Rückblickend spricht gerade auch der Verlauf der jüdischen Emanzipation dafür, daß nur eine weitgehende Assimilation und Akkulturation geeignet ist, die aus kulturellen Unterschieden resultierenden Spannungen, das gegenseitige Mißtrauen, die menschlichen Phobien und Ängste, die Ausgrenzungen und Schuldzuweisungen zu reduzieren. Für die Mehrheit wird die Forderung nach einer Assimilation der Minderheit wohl immer als unverzichtbar erscheinen. Für die Minderheit dagegen wird sich dies nach genau derselben Logik wohl immer als Zumutung darstellen; denn seine kulturelle Verwurzelung kann man nicht einfach auf Kommando austauschen.
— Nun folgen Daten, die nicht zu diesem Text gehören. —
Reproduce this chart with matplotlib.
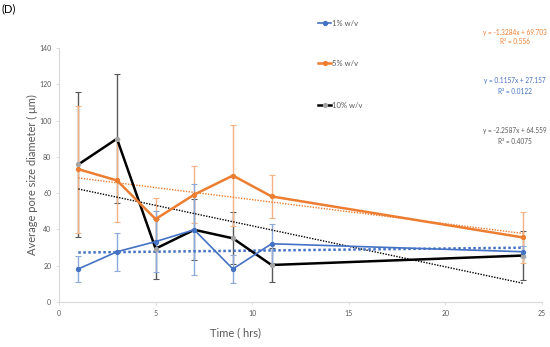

Die für ein harmonisches Miteinander erforderlichen Anpassungsprozesse werden daher ohne einen gewissen Anpassungsdruck kaum stattfinden. Anpassen wird sich im großen und ganzen nämlich nur der, dem aus einer Anpassung größere Vorteile erwachsen als aus einer Nichtanpassung. Im gleichen Maße, wie eine Minderheit zahlenmäßig an Gewicht gewinnt, wird dieser Anpassungsdruck freilich nachlassen und dürfte demgemäß auch die Bereitschaft sinken, sich in den soziokulturellen Verband, der von der Mehrheit gebildet wird, einzufügen. Aber damit tut sich ein anderes Problem auf: Bis zu welchem Punkt können Integrationskonzepte überhaupt erfolgreich sein? Wann erwächst aus bloßer Quantität eine neue Qualität, die eigenen Gesetzen gehorcht? Und wie könnten diese Gesetze aussehen? Unglücklicherweise sind das Fragen, die in der öffentlichen Diskussion bisher ebenfalls mit einem Tabu belegt sind.